After a quick lunch of bagel sandwiches at a cafe, we went to the Kunsthistorisches Museum, or the Fine Arts Museum.  We started in the Egypt area, which was neat, but lately, we've seen a decent amount of Egypt paraphernalia.  It seems like the majority of European museums have a collection of their country's "explorations"of Egypt...


We also enjoyed the Greek and Roman sculptures, but what we were really after was the picture gallery.  Titian, Tintoretto, Rubens, Van Dyck, Dürer - they were the foundation of the collection, which was later rounded out with some Vermeer, Rembrandt, Raphael, Caravaggio, and Velázquez.  So, not too shabby.


On our way out of the museum, we went through the museum cafe, and noticed that it is gorgeous.  Seriously, a work of art itself.  If you're at the Kunsthistorisches Museum and you need a bit of rejuvenation, you should consider resting your weary legs in there.  (Side note: I thought that the cafe at the Victoria & Albert in London couldn't be rivaled, but alas.  There is fierce competition out there in art museum world.)  Take a look...

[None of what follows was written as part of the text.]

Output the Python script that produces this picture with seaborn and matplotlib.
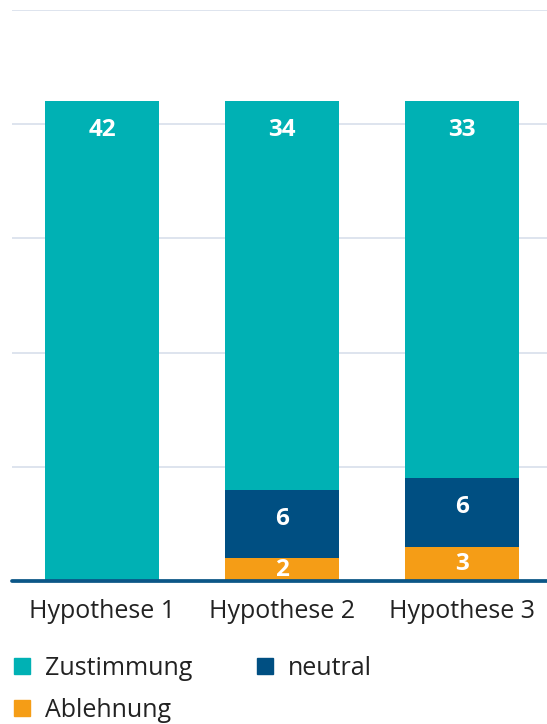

After the museum, we grabbed our bags, made our way to the bus station, rode back to Bratislava, and flew to Rome!  It was a late flight, but right on time.

When we first made plans to go to Vienna, I was excited.  I didn't know what there was to see there - not one single thing.  As I mentioned at the beginning, I pictured mountains and snow and, well, like I said, I obviously knew nothing (accurate) about Vienna.  However, once I started doing some research, I was like, "Oh but there's actually nothing famous there..."  (Embarrassing but true.)

Turns out Vienna is full of beautiful architecture.  Really.  Like I honestly don't know if we ever saw a building that wasn't worthy of photographing.  It's one of the only cities I think I've been to that can just be described as totally gorgeous and not because of the nature surrounding it but because of the city itself.  The buildings are just so pretty.  Whenever we told people (in Madrid) that we were going to Vienna for Christmas their automatic response was, "Oh, it's beautiful!"  So it's not just me.

Besides that, Vienna was kind of cold!  And, to be honest, I think it's kind of hard to go somewhere over Christmas.  Most everywhere (except for some touristy restaurants and museums/palaces/etc.) closed by 2pm on Christmas Eve, and was still closed by the time we left around 6pm on December 26th.  We had no idea this was going to be the case, or we would have planned ahead so that it wouldn't have really affected us.  I tried to do research on this online, I asked our Airbnb host if things would be open and she said yes, and I had no reason to believe that everything except for very few places (those catering to tourists) would close down completely for the majority of our visit.  If we'd known, we would've gone to the grocery store that first morning and stocked up, but we didn't, so we ate out a little more than expected, and not really in the places that we try to frequent when we travel.

And yet, the palaces were amazing.  They, and the zoo, were my favorite parts of Vienna.  Oh, and the Sachertorte!  So even though it was kind of a bummer about so many shops and restaurants being closed, we still got to see the highlights.  Our apartment was beautiful and cozy, and when people ask what our favorite city on our trip was, Danny often says Vienna - so I'd call that a win!